-- Extracted material start --

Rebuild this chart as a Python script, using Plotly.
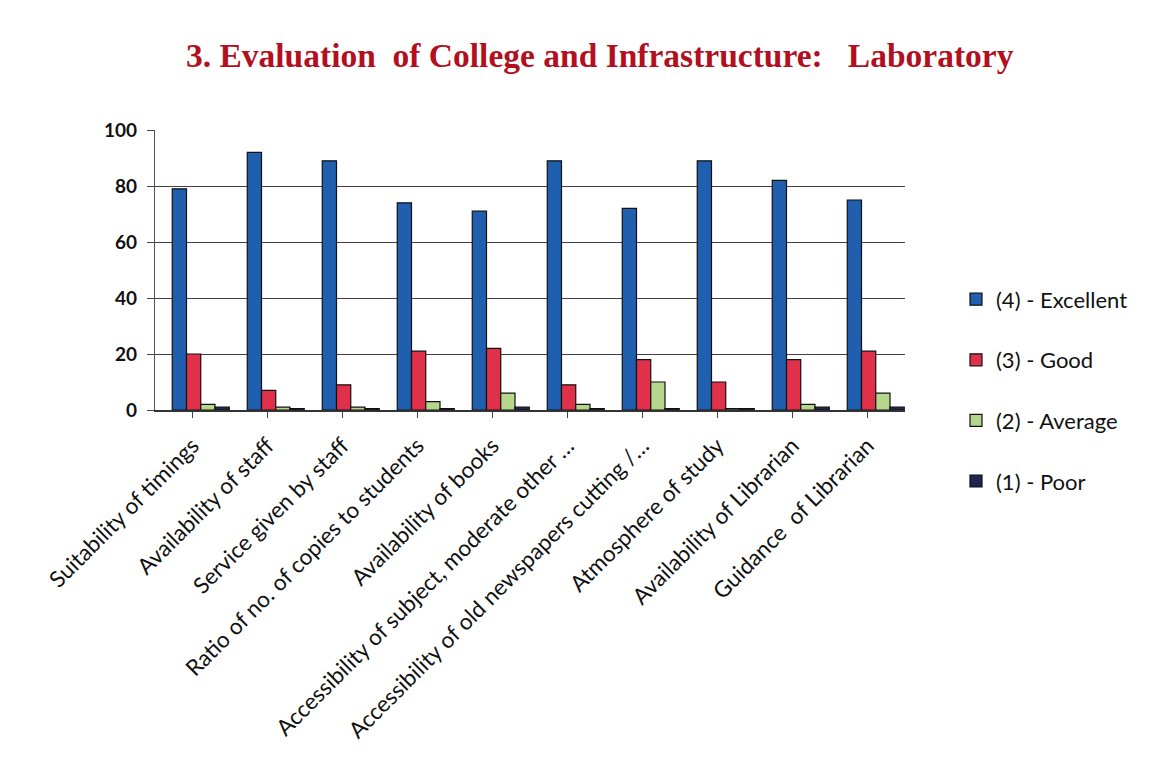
import plotly.graph_objects as go

categories = [
    "Suitability of timings",
    "Availability of staff",
    "Service given by staff",
    "Ratio of no. of copies to students",
    "Availability of books",
    "Accessibility of subject, moderate other \u2026",
    "Accessibility of old newspapers cutting /\u2026",
    "Atmosphere of study",
    "Availability of Librarian",
    "Guidance  of Librarian",
]
excellent = [79, 92, 89, 74, 71, 89, 72, 89, 82, 75]
good = [20, 7, 9, 21, 22, 9, 18, 10, 18, 21]
average = [2, 1, 1, 3, 6, 2, 10, 0.5, 2, 6]
poor = [1, 0.5, 0.5, 0.5, 1, 0.5, 0.5, 0.5, 1, 1]

series_names = ["(4) - Excellent", "(3) - Good", "(2) - Average", "(1) - Poor"]
series_values = [excellent, good, average, poor]
series_colors = ["#1f5fae", "#e0304a", "#b5d68c", "#23234f"]
bar_offsets = [-0.27, -0.08, 0.11, 0.30]
bar_width = 0.19

fig = go.Figure()
for i, (name, vals, col, off) in enumerate(zip(series_names, series_values, series_colors, bar_offsets)):
    fig.add_trace(go.Bar(
        x=categories, y=vals, name=name, legendgroup=str(i),
        offset=off, width=bar_width,
        marker=dict(color=col, line=dict(color="#111111", width=1.2)),
    ))

fig.update_layout(
    width=1158, height=771,
    paper_bgcolor="white", plot_bgcolor="white",
    barmode="overlay",
    margin=dict(l=147, r=261, t=122, b=369),
    title=dict(
        text="3. Evaluation  of College and Infrastructure:   Laboratory",
        x=0.511, xanchor="center", y=0.939, yanchor="middle",
        font=dict(family="Liberation Serif", size=33.5, color="#b3101f", weight="bold"),
    ),
    legend=dict(
        x=1.068, xanchor="left", y=0.47, yanchor="top",
        font=dict(family="Lato", size=22, color="#111111"),
        tracegroupgap=29, itemwidth=30, traceorder="grouped",
    ),
    font=dict(family="Lato", color="#111111"),
)
fig.update_yaxes(
    range=[0, 100], dtick=20, showgrid=True, gridcolor="#4a3a4a", gridwidth=1.2,
    showline=True, linecolor="#555555", linewidth=1.2, ticks="outside", ticklen=7,
    ticklabelstandoff=6,
    tickfont=dict(family="Lato", size=19, color="#111111", weight="bold"),
    zeroline=False,
)
fig.update_xaxes(
    tickangle=-45, showline=True, linecolor="#333333", linewidth=1.5,
    ticks="outside", ticklen=6, ticklabelstandoff=6,
    tickfont=dict(family="Lato", size=22.5, color="#111111"),
)

fig.write_html("out.html")
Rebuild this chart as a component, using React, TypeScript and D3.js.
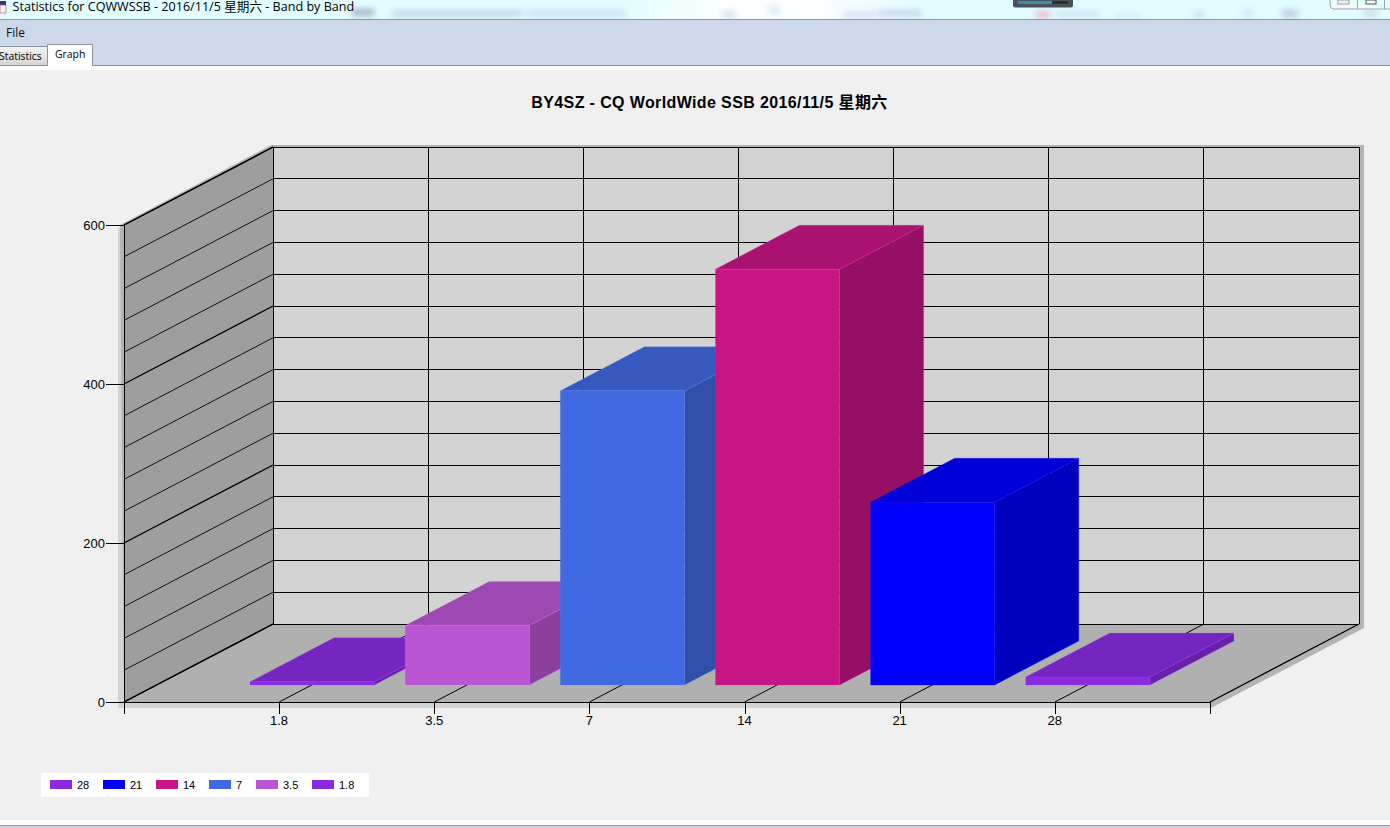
import { useEffect, useRef } from 'react';
import * as d3 from 'd3';

const bands = ['1.8', '3.5', '7', '14', '21', '28'];
const qsos = [4, 75, 370, 523, 230, 10];
const barColors = ['#8a2be2', '#ba55d3', '#4169e1', '#c71585', '#0000ff', '#8a2be2'];
const yMajor = [0, 200, 400, 600];
const yGrid = [0, 40, 80, 120, 160, 200, 240, 280, 320, 360, 400, 440, 480, 520, 560, 600];
const legendLabels = ['28', '21', '14', '7', '3.5', '1.8'];
const legendColors = ['#8a2be2', '#0000ff', '#c71585', '#4169e1', '#ba55d3', '#8a2be2'];

const UI_FONT = '"Open Sans", "Noto Sans CJK SC", sans-serif';
const CHART_FONT = '"Liberation Sans", "Noto Sans CJK SC", sans-serif';

const WIDTH = 1390;
const HEIGHT = 828;
const DEPTH_X = 149;
const DEPTH_Y = 78;

export default function App() {
  const chartRef = useRef<SVGGElement>(null);

  useEffect(() => {
    if (!chartRef.current) return;
    const g = d3.select(chartRef.current);
    g.selectAll('*').remove();

    // 7 slots on the axis, the bands sit on ticks 1..6
    const x = d3.scaleLinear().domain([0, 7]).range([124, 1210]);
    const y = d3.scaleLinear().domain([0, 600]).range([702, 225]);
    const project = (i: number, v: number, z: number): [number, number] => [
      x(i) + z * DEPTH_X,
      y(v) - z * DEPTH_Y,
    ];
    const poly = (pts: [number, number][]) => `M${pts.join('L')}Z`;

    const x0 = x(0);
    const x7 = x(7);
    const y0 = y(0);
    const y6 = y(600);

    // shadows
    g.append('path')
      .attr('fill', '#d3d3d3')
      .attr('d', poly([[118, y6 + 3], [x0, y6], [x0, y0], [x7, y0], [x7, y0 + 6], [118, y0 + 6]]));
    g.append('path')
      .attr('fill', '#b4b4b4')
      .attr('d', poly([
        [x0 - 4, y6], [x0 + DEPTH_X - 2, y6 - DEPTH_Y - 2], [x7 + DEPTH_X + 5, y6 - DEPTH_Y - 2],
        [x7 + DEPTH_X + 5, y0 - DEPTH_Y + 4], [x7 + 1, y0 + 6], [x7, y0], [x0, y0],
      ]));

    // walls and floor
    g.append('path')
      .attr('fill', '#d3d3d3')
      .attr('d', poly([project(0, 0, 1), project(7, 0, 1), project(7, 600, 1), project(0, 600, 1)]));
    g.append('path')
      .attr('fill', '#9e9e9e')
      .attr('d', poly([project(0, 0, 0), project(0, 0, 1), project(0, 600, 1), project(0, 600, 0)]));
    g.append('path')
      .attr('fill', '#b0b0b0')
      .attr('d', poly([project(0, 0, 0), project(7, 0, 0), project(7, 0, 1), project(0, 0, 1)]));

    // grid
    const line = d3.line();
    yGrid.forEach((v) => {
      const major = yMajor.includes(v);
      g.append('path')
        .attr('fill', 'none')
        .attr('stroke', '#000')
        .attr('stroke-width', 1)
        .attr('shape-rendering', 'crispEdges')
        .attr('d', line([project(0, v, 1), project(7, v, 1)]));
      g.append('path')
        .attr('fill', 'none')
        .attr('stroke', major ? '#000' : '#111')
        .attr('stroke-width', major ? 1.3 : 1)
        .attr('d', line([project(0, v, 0), project(0, v, 1)]));
    });
    d3.range(0, 8).forEach((i) => {
      g.append('path')
        .attr('fill', 'none')
        .attr('stroke', '#000')
        .attr('stroke-width', 1)
        .attr('shape-rendering', 'crispEdges')
        .attr('d', line([project(i, 0, 1), project(i, 600, 1)]));
      g.append('path')
        .attr('fill', 'none')
        .attr('stroke', '#000')
        .attr('stroke-width', i === 0 || i === 7 ? 1.3 : 1)
        .attr('d', line([project(i, 0, 0), project(i, 0, 1)]));
    });

    // bars, left to right so the later ones cover the earlier ones
    const zFront = 17 / DEPTH_Y;
    const zBack = 61 / DEPTH_Y;
    const half = 0.4;
    const nudge = 0.003;
    bands.forEach((_, idx) => {
      const i = idx + 1 + nudge;
      const v = qsos[idx];
      const base = d3.color(barColors[idx])!;
      const shade = (k: number) => {
        const c = d3.rgb(base);
        return d3.rgb(c.r * k, c.g * k, c.b * k).formatHex();
      };
      const edge = d3.rgb(base).brighter(0.8).formatHex();
      const bar = g.append('g').attr('stroke', edge).attr('stroke-opacity', 0.3).attr('stroke-width', 0.8);
      bar.append('path')
        .attr('fill', shade(0.75))
        .attr('d', poly([
          project(i + half, 0, zFront), project(i + half, 0, zBack),
          project(i + half, v, zBack), project(i + half, v, zFront),
        ]));
      bar.append('path')
        .attr('fill', shade(0.85))
        .attr('d', poly([
          project(i - half, v, zFront), project(i + half, v, zFront),
          project(i + half, v, zBack), project(i - half, v, zBack),
        ]));
      bar.append('path')
        .attr('fill', base.formatHex())
        .attr('d', poly([
          project(i - half, 0, zFront), project(i + half, 0, zFront),
          project(i + half, v, zFront), project(i - half, v, zFront),
        ]));
    });

    // axes
    const yAxis = g.append('g')
      .attr('transform', `translate(${x0}, 0)`)
      .call(d3.axisLeft<number>(y).tickValues(yMajor).tickSize(18).tickPadding(1).tickSizeOuter(0));
    const xAxis = g.append('g')
      .attr('transform', `translate(0, ${y0})`)
      .call(
        d3.axisBottom<number>(x)
          .tickValues(d3.range(0, 8))
          .tickFormat((d) => bands[+d - 1] ?? '')
          .tickSize(12)
          .tickPadding(2)
          .tickSizeOuter(0),
      );
    xAxis.selectAll('text').attr('dx', '-0.6px');
    [yAxis, xAxis].forEach((a) => {
      a.attr('font-family', CHART_FONT).attr('font-size', 13);
      a.selectAll('text').attr('fill', '#000');
      a.selectAll('line').attr('stroke', '#000').attr('stroke-width', 1).attr('shape-rendering', 'crispEdges');
      a.select('.domain').attr('stroke', '#000').attr('stroke-width', 1).attr('shape-rendering', 'crispEdges');
    });
    g.append('path')
      .attr('fill', 'none')
      .attr('stroke', '#000')
      .attr('stroke-width', 1.3)
      .attr('d', line([project(0, 600, 0), project(0, 600, 1)]));
  }, []);

  let legendX = 50;
  const legendItems = legendLabels.map((label, i) => {
    const textW = label.replace('.', '').length * 6 + (label.includes('.') ? 3 : 0);
    const item = { label, color: legendColors[i], x: legendX };
    legendX += 22 + 5 + textW + 14;
    return item;
  });

  return (
    <div style={{ position: 'absolute', left: 0, top: 0, width: WIDTH, height: HEIGHT }}>
      <svg width={WIDTH} height={HEIGHT} style={{ display: 'block' }}>
        <defs>
          <filter id="smudge" x="-10%" y="-200%" width="120%" height="500%">
            <feGaussianBlur stdDeviation="3" />
          </filter>
          <linearGradient id="tabOff" x1="0" y1="0" x2="0" y2="1">
            <stop offset="0" stopColor="#f4f4f4" />
            <stop offset="1" stopColor="#d4d4d4" />
          </linearGradient>
          <linearGradient id="glow" x1="0" y1="0" x2="1" y2="0">
            <stop offset="0" stopColor="#ffffff" stopOpacity={0} />
            <stop offset="0.35" stopColor="#ffffff" stopOpacity={0.9} />
            <stop offset="0.65" stopColor="#ffffff" stopOpacity={0.9} />
            <stop offset="1" stopColor="#ffffff" stopOpacity={0} />
          </linearGradient>
        </defs>

        <rect width={WIDTH} height={HEIGHT} fill="#f0f0f0" />

        {/* title bar */}
        <rect width={WIDTH} height={19} fill="#e2fdff" />
        <rect x={620} width={300} height={19} fill="url(#glow)" />
        <g filter="url(#smudge)" opacity={0.75}>
          <rect x={352} y={9} width={22} height={7} fill="#8f9bb0" />
          <rect x={392} y={11} width={130} height={5} fill="#a9bfd8" />
          <rect x={526} y={11} width={100} height={5} fill="#bccdf0" />
          <rect x={722} y={12} width={14} height={5} fill="#b4cbe2" />
          <rect x={768} y={6} width={12} height={9} fill="#cfe6f2" />
          <rect x={842} y={12} width={34} height={6} fill="#c9d6f5" />
          <rect x={878} y={10} width={44} height={7} fill="#c0cbe8" />
          <rect x={1036} y={11} width={14} height={7} fill="#eea0b8" />
          <rect x={1056} y={12} width={44} height={5} fill="#c4d6ee" />
          <rect x={1114} y={14} width={28} height={3} fill="#c4d6ee" />
          <rect x={1194} y={12} width={10} height={6} fill="#bed0e8" />
          <rect x={1242} y={9} width={12} height={8} fill="#cfe2ee" />
          <rect x={1282} y={10} width={16} height={7} fill="#a9b6cc" />
          <rect x={1364} y={11} width={14} height={6} fill="#bcc9dd" />
        </g>
        <rect x={1013} y={-3} width={60} height={10.5} rx={2} fill="#4a5258" />
        <rect x={1018} y={1} width={50} height={3} fill="#26323a" />
        <rect x={1018} y={1} width={34} height={3} fill="#3fa6d2" opacity={0.8} />
        <path d="M1330 0V5Q1330 9 1334 9H1390" fill="#f4fafa" stroke="#a0a6a8" />
        <path d="M1357.5 0V9M1384.5 0V9" stroke="#a0a6a8" fill="none" />
        <rect x={1338} y={0} width={11} height={4} fill="#f4f4f4" stroke="#9a9a9a" />
        <rect x={1366} y={0} width={10} height={4} fill="#f4f4f4" stroke="#555a60" />
        <rect x={0} y={1} width={6} height={10} fill="#2a3a78" />
        <rect x={0} y={5} width={6} height={8} fill="#f2f2f2" stroke="#c04050" strokeWidth={0.6} />
        <text x={12.5} y={11} fontFamily={UI_FONT} fontSize={12.6} fill="#000">
          Statistics for CQWWSSB - 2016/11/5 星期六 - Band by Band
        </text>

        {/* menu and tabs */}
        <rect y={19} width={WIDTH} height={47} fill="#cdd9ea" />
        <rect y={19} width={WIDTH} height={1} fill="#8e979c" />
        <text x={6} y={37} fontFamily={UI_FONT} fontSize={12} fill="#111">File</text>
        <rect y={65} width={WIDTH} height={1} fill="#8b93a3" />
        <rect y={66} width={WIDTH} height={4} fill="#ffffff" />
        <rect x={-2} y={46.5} width={49.5} height={19} fill="url(#tabOff)" stroke="#8b93a3" />
        <text x={-1} y={60} fontFamily={UI_FONT} fontSize={10.4} fill="#000">Statistics</text>
        <path d="M47.5 66V44.5H92.5V66" fill="#ffffff" stroke="#8b93a3" />
        <text x={55} y={58} fontFamily={UI_FONT} fontSize={10.4} fill="#000">Graph</text>

        <text
          x={709.5}
          y={108}
          textAnchor="middle"
          fontFamily={CHART_FONT}
          fontSize={16}
          fontWeight="bold"
          letterSpacing={0.38}
          fill="#000"
        >
          BY4SZ - CQ WorldWide SSB 2016/11/5 星期六
        </text>

        <g ref={chartRef} />

        {/* legend */}
        <rect x={41} y={773} width={328} height={24} fill="#ffffff" />
        {legendItems.map((d) => (
          <g key={d.x}>
            <rect x={d.x} y={780} width={22} height={9} fill={d.color} />
            <text x={d.x + 27} y={789} fontFamily={CHART_FONT} fontSize={11} fill="#000">
              {d.label}
            </text>
          </g>
        ))}

        {/* bottom edge of the window */}
        <rect y={820} width={WIDTH} height={5} fill="#ffffff" />
        <rect y={825} width={WIDTH} height={1.5} fill="#9a9ea6" />
        <rect y={826.5} width={WIDTH} height={1.5} fill="#cdd9ea" />
      </svg>
    </div>
  );
}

-- Extracted material end --

Task prompt: In the listing above, find the line with "Rebuild this chart as a component, using" and the line with "const chartRef = useRef<SVGGElement>(null);". Set down both and every line between them, minus the pictures.

Exercise response:
Rebuild this chart as a component, using React, TypeScript and D3.js.
import { useEffect, useRef } from 'react';
import * as d3 from 'd3';

const bands = ['1.8', '3.5', '7', '14', '21', '28'];
const qsos = [4, 75, 370, 523, 230, 10];
const barColors = ['#8a2be2', '#ba55d3', '#4169e1', '#c71585', '#0000ff', '#8a2be2'];
const yMajor = [0, 200, 400, 600];
const yGrid = [0, 40, 80, 120, 160, 200, 240, 280, 320, 360, 400, 440, 480, 520, 560, 600];
const legendLabels = ['28', '21', '14', '7', '3.5', '1.8'];
const legendColors = ['#8a2be2', '#0000ff', '#c71585', '#4169e1', '#ba55d3', '#8a2be2'];

const UI_FONT = '"Open Sans", "Noto Sans CJK SC", sans-serif';
const CHART_FONT = '"Liberation Sans", "Noto Sans CJK SC", sans-serif';

const WIDTH = 1390;
const HEIGHT = 828;
const DEPTH_X = 149;
const DEPTH_Y = 78;

export default function App() {
  const chartRef = useRef<SVGGElement>(null);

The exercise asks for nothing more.